Tunis (dpa) – Afin d’atténuer le risque d’entrée et de propagation de la pandémie de Covid-19 dans leurs prisons, plusieurs pays africains ont opté pour le « désengorgement » de leurs établissements pénitentiaires surpeuplés.
C’est le cas notamment de l’Afrique du Sud qui a annoncé, le 8 mai 2020, la remise en liberté, sous contrôle judiciaire, de 19.000 détenus, suite à l’enregistrement de foyers de contamination par le coronavirus dans certaines prisons du pays. Dans le même contexte, et en Afrique du Nord, la Tunisie a remis en liberté plus de 5000 détenus, entre mars et avril 2020, a déclaré à la dpa un responsable au ministère tunisien de la Justice.

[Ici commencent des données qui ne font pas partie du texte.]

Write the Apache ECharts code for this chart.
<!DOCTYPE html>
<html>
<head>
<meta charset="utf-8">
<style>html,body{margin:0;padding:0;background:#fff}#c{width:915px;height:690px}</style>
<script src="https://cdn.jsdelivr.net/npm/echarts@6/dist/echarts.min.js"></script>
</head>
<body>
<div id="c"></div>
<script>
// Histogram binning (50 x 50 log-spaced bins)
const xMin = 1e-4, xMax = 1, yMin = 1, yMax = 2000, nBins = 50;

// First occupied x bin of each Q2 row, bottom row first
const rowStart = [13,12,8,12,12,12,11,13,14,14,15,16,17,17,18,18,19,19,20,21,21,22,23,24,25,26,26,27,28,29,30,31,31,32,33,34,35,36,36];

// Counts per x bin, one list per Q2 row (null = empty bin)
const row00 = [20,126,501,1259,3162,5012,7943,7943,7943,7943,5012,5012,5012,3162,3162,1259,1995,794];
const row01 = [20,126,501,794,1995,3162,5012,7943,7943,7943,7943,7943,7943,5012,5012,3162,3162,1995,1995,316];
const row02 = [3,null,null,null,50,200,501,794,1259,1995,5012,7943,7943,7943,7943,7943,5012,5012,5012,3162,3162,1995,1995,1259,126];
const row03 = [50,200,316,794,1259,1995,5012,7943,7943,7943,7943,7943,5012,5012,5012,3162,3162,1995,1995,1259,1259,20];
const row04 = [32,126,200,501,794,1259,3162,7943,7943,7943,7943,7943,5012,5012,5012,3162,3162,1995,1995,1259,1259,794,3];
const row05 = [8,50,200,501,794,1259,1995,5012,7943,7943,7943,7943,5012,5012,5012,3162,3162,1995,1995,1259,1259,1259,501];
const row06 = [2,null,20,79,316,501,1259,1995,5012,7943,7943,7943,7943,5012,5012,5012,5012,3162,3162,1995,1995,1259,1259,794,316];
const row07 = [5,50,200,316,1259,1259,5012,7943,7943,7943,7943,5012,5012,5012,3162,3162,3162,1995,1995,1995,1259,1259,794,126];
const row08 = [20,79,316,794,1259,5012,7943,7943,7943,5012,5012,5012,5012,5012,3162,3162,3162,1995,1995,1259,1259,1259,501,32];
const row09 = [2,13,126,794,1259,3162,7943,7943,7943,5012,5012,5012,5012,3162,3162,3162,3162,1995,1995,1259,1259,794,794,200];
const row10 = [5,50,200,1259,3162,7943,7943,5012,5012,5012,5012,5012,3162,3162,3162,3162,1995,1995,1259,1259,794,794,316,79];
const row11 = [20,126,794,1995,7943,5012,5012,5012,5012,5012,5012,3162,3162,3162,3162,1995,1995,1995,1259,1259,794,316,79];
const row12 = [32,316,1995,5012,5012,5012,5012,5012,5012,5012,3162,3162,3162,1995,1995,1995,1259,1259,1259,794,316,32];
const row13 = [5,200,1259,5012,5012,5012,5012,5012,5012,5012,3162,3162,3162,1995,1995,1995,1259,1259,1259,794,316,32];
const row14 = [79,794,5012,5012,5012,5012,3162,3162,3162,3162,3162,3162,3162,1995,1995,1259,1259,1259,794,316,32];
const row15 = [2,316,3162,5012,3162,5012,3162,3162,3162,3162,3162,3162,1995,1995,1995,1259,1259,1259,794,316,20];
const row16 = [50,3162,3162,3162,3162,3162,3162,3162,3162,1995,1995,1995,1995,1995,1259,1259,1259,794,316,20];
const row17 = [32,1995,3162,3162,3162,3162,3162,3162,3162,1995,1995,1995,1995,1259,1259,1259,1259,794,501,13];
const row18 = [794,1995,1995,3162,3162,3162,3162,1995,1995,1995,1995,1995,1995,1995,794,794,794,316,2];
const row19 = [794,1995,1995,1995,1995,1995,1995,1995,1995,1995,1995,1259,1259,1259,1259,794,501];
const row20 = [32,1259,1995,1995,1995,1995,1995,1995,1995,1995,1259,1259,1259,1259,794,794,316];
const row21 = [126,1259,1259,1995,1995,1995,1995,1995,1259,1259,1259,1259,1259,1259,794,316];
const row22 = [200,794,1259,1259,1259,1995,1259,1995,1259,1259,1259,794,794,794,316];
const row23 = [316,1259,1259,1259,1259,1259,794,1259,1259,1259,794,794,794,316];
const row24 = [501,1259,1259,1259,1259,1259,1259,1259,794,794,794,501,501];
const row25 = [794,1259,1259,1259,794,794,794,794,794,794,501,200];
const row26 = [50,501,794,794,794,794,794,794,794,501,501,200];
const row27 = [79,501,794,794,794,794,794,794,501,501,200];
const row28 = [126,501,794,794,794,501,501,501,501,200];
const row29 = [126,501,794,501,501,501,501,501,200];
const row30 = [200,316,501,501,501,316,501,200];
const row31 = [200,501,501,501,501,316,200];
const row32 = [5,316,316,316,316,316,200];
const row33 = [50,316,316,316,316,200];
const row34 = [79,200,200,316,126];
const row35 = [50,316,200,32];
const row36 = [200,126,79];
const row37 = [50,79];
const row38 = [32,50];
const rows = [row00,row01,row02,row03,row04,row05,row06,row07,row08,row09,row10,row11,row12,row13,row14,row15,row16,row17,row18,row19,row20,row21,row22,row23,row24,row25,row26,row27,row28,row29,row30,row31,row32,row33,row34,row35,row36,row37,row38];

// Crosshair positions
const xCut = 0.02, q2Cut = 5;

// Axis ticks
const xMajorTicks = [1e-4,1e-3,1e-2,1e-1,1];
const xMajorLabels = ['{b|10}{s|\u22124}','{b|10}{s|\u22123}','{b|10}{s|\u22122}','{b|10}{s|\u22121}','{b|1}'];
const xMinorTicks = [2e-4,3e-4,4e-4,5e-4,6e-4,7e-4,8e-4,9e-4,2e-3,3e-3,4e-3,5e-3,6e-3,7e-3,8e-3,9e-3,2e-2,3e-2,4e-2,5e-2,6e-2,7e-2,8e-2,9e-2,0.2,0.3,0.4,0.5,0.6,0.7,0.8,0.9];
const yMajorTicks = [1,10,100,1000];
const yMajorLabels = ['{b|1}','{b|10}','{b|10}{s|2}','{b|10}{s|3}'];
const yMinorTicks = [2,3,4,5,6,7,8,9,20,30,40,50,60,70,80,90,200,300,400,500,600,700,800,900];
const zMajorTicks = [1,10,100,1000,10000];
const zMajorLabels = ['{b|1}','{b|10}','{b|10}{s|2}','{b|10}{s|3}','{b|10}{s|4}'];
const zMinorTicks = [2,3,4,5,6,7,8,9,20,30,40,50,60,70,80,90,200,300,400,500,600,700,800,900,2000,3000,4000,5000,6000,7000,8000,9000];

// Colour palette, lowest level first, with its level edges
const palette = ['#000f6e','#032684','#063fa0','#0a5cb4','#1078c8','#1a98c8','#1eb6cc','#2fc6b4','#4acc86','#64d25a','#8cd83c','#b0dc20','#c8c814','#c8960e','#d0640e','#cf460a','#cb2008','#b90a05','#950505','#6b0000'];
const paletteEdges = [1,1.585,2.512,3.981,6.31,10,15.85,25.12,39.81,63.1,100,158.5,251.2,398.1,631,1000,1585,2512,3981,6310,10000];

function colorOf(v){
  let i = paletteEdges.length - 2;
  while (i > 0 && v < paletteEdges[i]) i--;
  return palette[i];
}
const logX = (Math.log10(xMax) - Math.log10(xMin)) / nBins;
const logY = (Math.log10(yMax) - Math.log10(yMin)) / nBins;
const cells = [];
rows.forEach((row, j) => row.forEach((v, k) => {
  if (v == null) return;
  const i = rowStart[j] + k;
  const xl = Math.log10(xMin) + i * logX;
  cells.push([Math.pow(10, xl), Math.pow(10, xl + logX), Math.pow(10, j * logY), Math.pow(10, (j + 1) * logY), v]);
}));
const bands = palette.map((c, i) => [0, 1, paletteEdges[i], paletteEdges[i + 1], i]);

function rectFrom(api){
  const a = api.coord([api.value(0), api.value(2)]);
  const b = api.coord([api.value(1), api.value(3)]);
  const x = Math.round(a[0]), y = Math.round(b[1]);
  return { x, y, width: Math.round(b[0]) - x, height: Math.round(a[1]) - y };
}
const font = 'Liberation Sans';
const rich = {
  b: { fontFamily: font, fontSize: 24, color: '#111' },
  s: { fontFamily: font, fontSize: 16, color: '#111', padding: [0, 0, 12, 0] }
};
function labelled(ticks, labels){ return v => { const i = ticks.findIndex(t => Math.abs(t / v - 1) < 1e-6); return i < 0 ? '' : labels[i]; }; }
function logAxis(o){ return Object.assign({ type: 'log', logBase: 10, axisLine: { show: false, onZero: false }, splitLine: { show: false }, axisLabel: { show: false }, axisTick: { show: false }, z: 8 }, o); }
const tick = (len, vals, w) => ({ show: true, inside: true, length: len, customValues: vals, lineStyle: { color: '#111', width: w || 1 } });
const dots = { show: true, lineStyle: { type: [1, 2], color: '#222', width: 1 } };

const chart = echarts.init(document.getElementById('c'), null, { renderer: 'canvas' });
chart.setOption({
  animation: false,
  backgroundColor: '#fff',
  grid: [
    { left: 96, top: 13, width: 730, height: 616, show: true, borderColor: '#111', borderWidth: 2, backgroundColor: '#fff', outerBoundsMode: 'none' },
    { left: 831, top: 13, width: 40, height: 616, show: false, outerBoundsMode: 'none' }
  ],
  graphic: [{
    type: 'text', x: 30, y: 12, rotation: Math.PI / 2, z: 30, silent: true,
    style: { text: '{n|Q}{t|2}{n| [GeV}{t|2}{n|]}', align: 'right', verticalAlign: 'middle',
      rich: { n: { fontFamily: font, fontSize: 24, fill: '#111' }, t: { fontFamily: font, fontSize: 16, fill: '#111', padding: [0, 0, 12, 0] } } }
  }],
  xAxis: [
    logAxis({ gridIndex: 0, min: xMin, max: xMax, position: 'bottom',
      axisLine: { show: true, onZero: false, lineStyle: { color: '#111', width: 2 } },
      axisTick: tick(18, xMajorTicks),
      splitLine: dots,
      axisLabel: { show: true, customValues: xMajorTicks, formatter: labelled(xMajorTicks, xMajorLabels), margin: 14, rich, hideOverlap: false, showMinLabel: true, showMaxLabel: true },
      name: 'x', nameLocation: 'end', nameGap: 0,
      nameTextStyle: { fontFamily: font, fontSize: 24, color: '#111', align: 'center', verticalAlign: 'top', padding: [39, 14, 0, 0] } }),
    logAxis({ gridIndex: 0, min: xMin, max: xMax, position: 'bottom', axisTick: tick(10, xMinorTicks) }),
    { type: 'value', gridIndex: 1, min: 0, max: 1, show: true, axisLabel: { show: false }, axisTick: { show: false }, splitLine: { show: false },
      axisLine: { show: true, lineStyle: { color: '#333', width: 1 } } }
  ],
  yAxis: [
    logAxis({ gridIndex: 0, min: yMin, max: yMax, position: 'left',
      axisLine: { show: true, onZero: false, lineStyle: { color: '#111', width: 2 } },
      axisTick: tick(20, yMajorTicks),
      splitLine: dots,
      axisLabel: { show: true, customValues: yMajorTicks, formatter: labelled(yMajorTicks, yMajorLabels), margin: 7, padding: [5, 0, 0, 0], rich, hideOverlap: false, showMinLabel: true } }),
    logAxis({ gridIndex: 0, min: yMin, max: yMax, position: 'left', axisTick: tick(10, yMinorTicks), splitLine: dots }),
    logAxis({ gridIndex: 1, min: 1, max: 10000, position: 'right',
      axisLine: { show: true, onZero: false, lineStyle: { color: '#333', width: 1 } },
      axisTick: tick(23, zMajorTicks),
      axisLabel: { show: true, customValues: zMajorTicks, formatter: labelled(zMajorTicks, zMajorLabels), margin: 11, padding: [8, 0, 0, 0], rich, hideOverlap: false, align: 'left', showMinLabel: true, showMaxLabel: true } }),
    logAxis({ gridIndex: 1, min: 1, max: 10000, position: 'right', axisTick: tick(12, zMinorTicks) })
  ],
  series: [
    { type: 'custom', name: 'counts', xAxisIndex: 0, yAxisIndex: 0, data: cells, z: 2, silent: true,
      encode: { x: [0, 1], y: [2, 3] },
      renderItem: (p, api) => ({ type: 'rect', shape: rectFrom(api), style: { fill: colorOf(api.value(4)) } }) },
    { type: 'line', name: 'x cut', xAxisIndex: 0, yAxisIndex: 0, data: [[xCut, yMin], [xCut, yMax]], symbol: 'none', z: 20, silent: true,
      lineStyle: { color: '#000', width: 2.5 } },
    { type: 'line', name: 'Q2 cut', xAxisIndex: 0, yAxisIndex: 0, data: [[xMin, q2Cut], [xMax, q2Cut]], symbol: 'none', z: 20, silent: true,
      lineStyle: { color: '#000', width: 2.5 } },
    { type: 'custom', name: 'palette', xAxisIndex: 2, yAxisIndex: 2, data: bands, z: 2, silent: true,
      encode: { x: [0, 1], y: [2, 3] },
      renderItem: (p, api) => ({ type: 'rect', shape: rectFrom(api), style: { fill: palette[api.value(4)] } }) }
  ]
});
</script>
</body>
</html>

En République démocratique du Congo (RDC), où des cas de coronavirus ont été enregistrés dans la prison de Makala, l’un des plus grands centres pénitentiaires d’Afrique, les autorités ont promis des « mesures de désengorgement ». Ces mesures s’appliqueront à une catégorie précise : « les détenus préventifs, des agents retenus pour des motifs bénins, ainsi que des personnes dont les arrangements ont été trouvés à l’amiable », selon un responsable judicaire congolais, cité par des médias officiels.
Pour Mounir Eleuch, chercheur tunisien en criminologie et auteur de plusieurs livres sur les droits des prisonniers, les prisons africaines sont surpeuplées à cause de « l’excès législatif de la criminalisation ». « Ainsi, des personnes sont emprisonnées même pour des délits mineurs et non violents, comme fumer un joint de cannabis, ou critiquer, sur Facebook, un responsable politique », a-t-il déclaré à la dpa.

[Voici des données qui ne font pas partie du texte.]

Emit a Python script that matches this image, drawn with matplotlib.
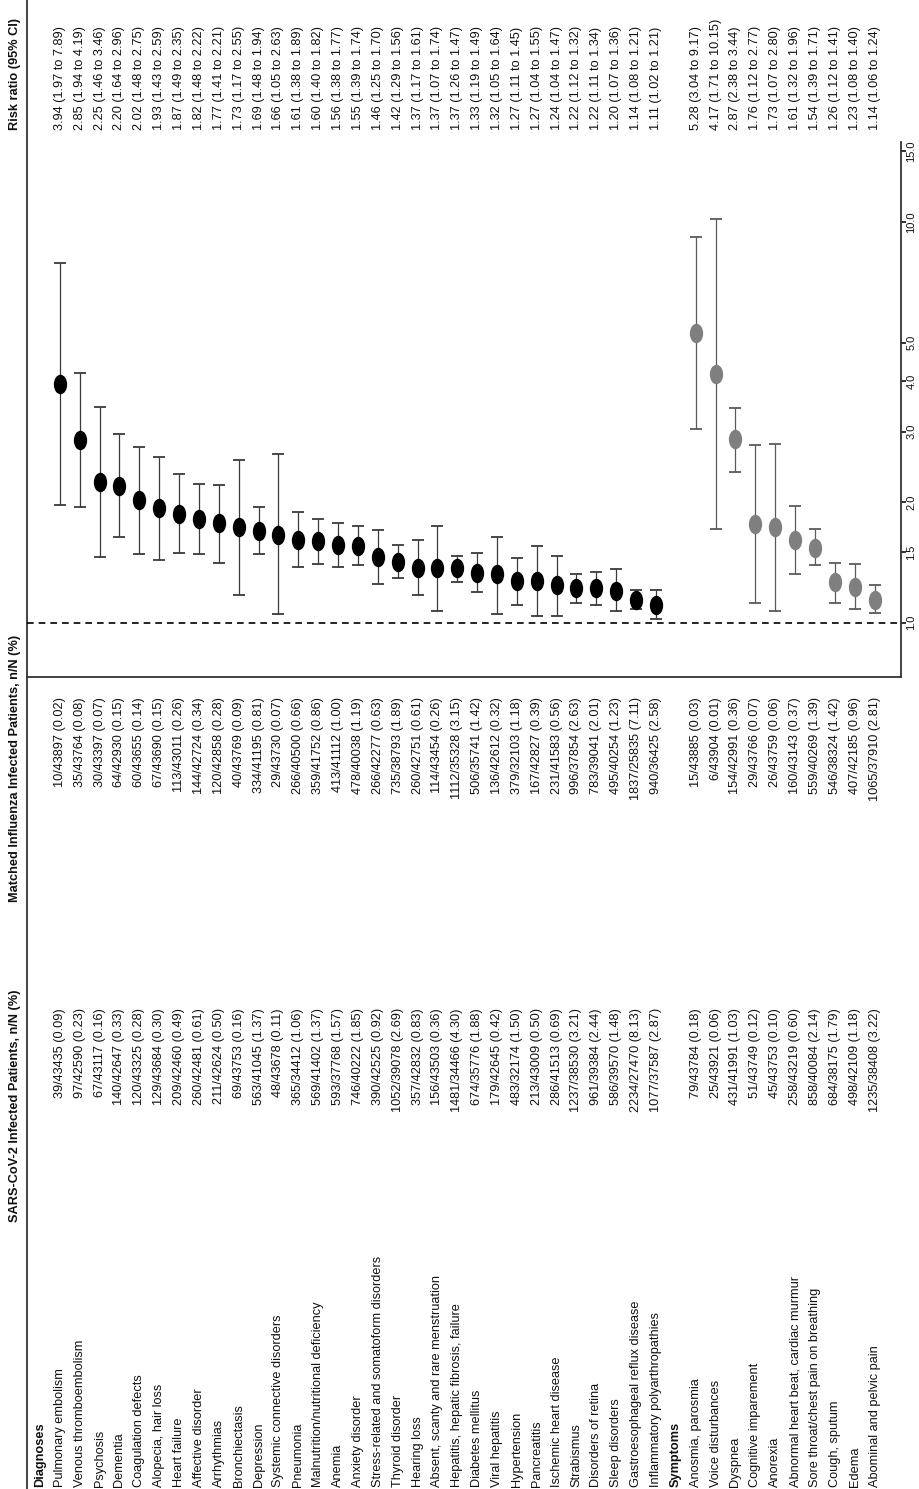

Risque pour la santé, origine de violences
« Les législations dans la majorité des pays africains ne sont pas en phase avec les progrès de la science pénale, notamment en matière des alternatives à l’emprisonnement », a constaté Eleuch. Selon lui, le surpeuplement carcéral porte atteinte au droit de la personne à l’intimité. Il est aussi à l’origine de la détérioration de la santé physique (propagation des maladies) et psychique des détenus » et des violences entre prisonniers ou à l’encontre des gardiens de l’établissement carcéral.
« Dans de telles conditions, il est impossible d’appliquer un programme de réhabilitation et de rééducation aux profit des prisonniers. Au contraire, les prisons sont ainsi devenues une pépinière de criminels et un facteur de récidive », a déploré le chercheur. La transformation du contexte carcéral actuel exige à son avis des réformes pénitentiaires « urgentes » comme les peines alternatives à l’emprisonnement, telles que les peines économiques (amendes), le travail d’intérêt général et le bracelet électronique.